● **Dataset content**
* start *

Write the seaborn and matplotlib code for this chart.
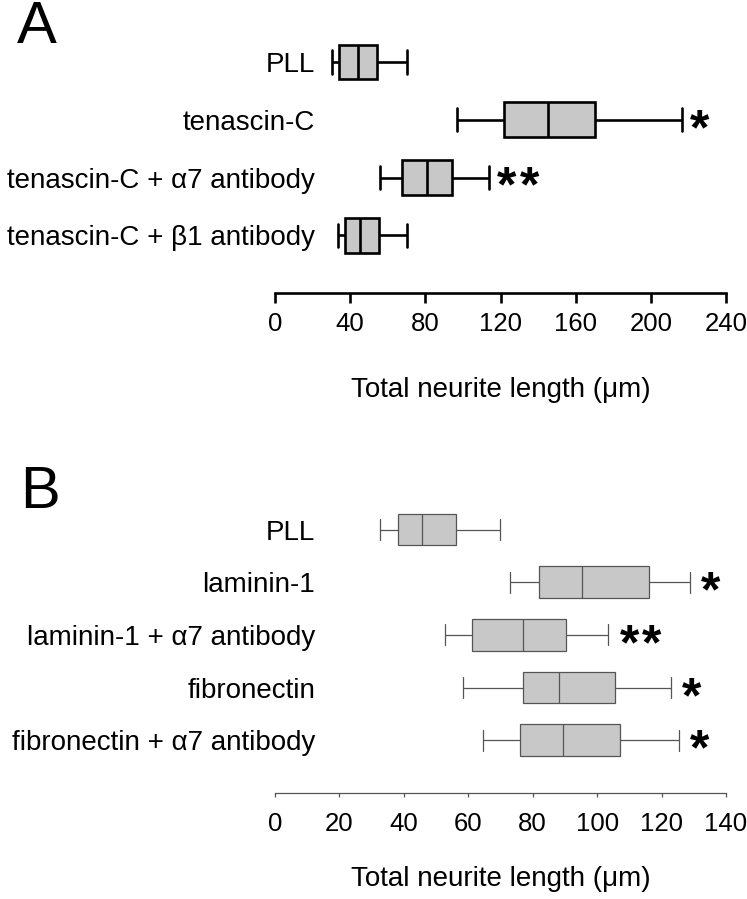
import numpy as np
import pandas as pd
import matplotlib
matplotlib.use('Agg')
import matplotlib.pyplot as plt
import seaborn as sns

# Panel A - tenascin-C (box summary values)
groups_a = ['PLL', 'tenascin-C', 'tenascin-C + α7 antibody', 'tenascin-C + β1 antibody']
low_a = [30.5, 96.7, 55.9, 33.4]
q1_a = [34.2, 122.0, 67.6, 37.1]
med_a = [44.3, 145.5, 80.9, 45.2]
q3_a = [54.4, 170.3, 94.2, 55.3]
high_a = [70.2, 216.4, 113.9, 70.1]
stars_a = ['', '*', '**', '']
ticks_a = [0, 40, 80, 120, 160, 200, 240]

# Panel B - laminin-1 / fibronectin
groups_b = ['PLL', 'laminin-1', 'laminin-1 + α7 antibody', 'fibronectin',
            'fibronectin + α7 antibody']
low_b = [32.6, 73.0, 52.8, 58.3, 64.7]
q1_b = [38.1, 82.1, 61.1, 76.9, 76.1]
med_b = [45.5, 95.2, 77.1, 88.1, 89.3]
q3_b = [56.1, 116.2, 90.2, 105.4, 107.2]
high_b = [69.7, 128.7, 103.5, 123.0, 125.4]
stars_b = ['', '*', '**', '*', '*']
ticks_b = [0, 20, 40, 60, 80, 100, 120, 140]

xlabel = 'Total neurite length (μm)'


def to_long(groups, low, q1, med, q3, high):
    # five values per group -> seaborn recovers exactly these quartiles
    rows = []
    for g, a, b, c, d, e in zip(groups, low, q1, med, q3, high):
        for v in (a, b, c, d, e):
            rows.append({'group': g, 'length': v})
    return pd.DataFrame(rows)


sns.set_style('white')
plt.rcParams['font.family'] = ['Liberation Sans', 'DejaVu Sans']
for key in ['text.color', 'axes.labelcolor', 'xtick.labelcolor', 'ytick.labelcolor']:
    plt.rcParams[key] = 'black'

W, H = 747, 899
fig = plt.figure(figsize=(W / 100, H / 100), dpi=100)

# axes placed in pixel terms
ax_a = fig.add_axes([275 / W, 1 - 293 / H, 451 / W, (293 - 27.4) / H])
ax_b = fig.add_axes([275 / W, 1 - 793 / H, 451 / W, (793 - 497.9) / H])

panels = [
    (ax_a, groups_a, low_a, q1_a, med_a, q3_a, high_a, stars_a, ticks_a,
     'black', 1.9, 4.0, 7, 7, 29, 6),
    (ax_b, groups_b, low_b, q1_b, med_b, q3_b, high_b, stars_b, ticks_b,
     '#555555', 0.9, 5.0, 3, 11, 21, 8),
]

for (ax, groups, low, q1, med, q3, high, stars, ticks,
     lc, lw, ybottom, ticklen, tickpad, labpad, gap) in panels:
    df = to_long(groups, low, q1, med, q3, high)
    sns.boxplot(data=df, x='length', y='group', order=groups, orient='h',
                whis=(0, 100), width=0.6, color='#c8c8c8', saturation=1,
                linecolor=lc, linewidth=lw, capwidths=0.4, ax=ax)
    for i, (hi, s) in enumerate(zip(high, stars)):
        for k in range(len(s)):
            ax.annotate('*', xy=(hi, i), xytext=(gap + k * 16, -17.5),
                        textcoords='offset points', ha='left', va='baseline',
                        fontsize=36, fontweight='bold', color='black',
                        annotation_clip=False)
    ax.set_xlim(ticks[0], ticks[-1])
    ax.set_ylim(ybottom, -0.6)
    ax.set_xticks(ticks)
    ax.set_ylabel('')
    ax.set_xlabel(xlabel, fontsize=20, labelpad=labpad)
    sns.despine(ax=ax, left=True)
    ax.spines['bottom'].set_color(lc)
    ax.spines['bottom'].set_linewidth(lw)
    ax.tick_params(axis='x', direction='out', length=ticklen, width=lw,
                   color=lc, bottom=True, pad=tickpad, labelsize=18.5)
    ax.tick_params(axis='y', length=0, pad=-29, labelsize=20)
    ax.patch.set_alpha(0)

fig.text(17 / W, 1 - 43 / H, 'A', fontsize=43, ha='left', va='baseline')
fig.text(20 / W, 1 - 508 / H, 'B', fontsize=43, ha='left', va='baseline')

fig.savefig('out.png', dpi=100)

* end *

● **Problem requirements**
Print the data above verbatim from the first line through the line holding "import seaborn as sns", leaving every picture out.

● **Task response**
Write the seaborn and matplotlib code for this chart.
import numpy as np
import pandas as pd
import matplotlib
matplotlib.use('Agg')
import matplotlib.pyplot as plt
import seaborn as sns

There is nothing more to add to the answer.